__WRITTEN EXERCISE__: Scan the material for the word "this", and copy each line where it shows up.

__STORED RECORDS__:
-- -- --

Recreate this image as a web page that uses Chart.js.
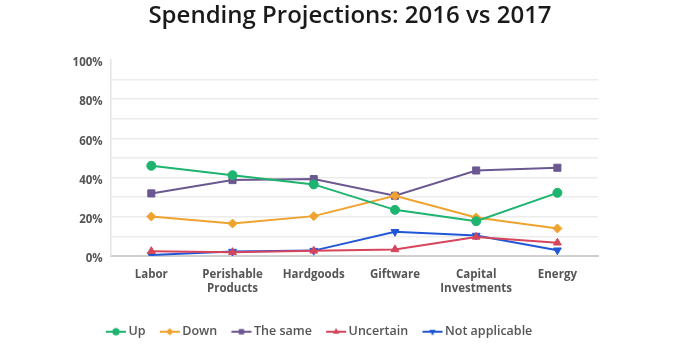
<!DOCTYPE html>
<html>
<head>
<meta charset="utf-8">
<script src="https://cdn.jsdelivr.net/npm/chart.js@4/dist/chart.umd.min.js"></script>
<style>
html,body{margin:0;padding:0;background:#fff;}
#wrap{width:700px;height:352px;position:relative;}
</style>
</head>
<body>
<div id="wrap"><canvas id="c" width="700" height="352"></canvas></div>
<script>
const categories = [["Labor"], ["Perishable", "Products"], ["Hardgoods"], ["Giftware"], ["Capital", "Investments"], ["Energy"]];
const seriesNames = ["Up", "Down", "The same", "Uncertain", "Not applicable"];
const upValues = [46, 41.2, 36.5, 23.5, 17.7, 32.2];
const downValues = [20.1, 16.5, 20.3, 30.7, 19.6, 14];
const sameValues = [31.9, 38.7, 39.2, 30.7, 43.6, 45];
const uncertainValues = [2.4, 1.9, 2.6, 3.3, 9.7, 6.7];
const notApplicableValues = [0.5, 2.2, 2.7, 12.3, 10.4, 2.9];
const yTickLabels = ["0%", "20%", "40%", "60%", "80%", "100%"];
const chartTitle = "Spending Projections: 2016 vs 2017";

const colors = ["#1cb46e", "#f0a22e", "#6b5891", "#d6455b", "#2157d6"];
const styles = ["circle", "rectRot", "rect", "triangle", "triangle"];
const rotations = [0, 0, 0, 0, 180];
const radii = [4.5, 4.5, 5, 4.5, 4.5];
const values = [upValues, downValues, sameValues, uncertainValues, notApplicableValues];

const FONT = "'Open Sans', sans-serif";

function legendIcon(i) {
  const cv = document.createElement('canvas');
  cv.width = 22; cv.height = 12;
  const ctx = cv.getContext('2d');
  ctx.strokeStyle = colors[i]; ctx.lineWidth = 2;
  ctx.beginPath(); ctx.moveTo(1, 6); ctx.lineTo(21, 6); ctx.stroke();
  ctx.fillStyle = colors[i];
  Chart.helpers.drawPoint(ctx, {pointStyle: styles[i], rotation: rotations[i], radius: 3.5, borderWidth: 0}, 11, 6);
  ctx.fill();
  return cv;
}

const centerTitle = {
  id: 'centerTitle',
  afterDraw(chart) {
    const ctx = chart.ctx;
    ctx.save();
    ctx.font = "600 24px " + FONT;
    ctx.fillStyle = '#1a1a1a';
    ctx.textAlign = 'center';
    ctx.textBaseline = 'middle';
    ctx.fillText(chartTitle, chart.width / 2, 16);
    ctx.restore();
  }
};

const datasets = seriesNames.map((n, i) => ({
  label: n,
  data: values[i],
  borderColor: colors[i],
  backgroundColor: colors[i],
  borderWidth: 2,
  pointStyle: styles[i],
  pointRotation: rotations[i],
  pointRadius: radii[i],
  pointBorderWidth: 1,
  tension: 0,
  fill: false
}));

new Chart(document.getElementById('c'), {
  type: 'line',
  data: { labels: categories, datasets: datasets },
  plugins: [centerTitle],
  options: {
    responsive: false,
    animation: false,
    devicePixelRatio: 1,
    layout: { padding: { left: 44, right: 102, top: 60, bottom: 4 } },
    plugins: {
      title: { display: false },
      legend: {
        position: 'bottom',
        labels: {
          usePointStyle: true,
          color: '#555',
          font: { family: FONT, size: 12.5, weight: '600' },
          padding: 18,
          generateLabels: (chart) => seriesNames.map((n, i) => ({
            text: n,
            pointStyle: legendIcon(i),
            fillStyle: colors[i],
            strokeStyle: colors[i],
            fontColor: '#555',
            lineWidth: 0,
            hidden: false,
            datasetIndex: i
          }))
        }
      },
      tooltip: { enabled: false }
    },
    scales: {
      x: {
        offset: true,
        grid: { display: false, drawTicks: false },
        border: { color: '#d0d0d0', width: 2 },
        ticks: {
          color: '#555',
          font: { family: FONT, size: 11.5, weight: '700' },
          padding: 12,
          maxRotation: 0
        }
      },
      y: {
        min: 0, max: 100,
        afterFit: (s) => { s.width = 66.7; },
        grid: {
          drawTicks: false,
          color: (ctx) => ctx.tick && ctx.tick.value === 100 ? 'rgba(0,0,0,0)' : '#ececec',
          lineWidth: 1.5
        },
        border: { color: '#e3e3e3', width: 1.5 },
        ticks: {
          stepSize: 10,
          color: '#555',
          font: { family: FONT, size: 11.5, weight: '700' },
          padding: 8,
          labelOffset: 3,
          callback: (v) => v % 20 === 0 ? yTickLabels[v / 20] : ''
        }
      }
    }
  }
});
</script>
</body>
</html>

-- -- --

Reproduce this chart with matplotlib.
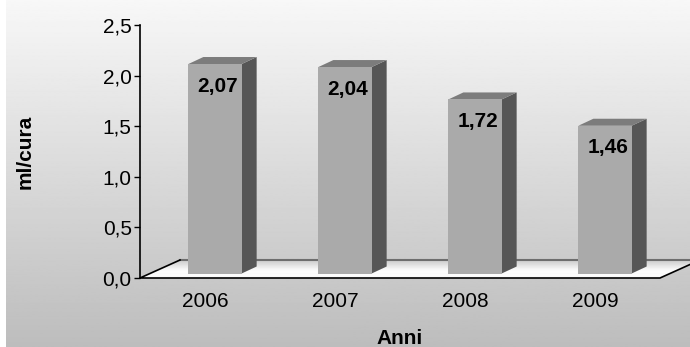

-- -- --

__CORRECT RESULT__:
Recreate this image as a web page that uses Chart.js.
Reproduce this chart with matplotlib.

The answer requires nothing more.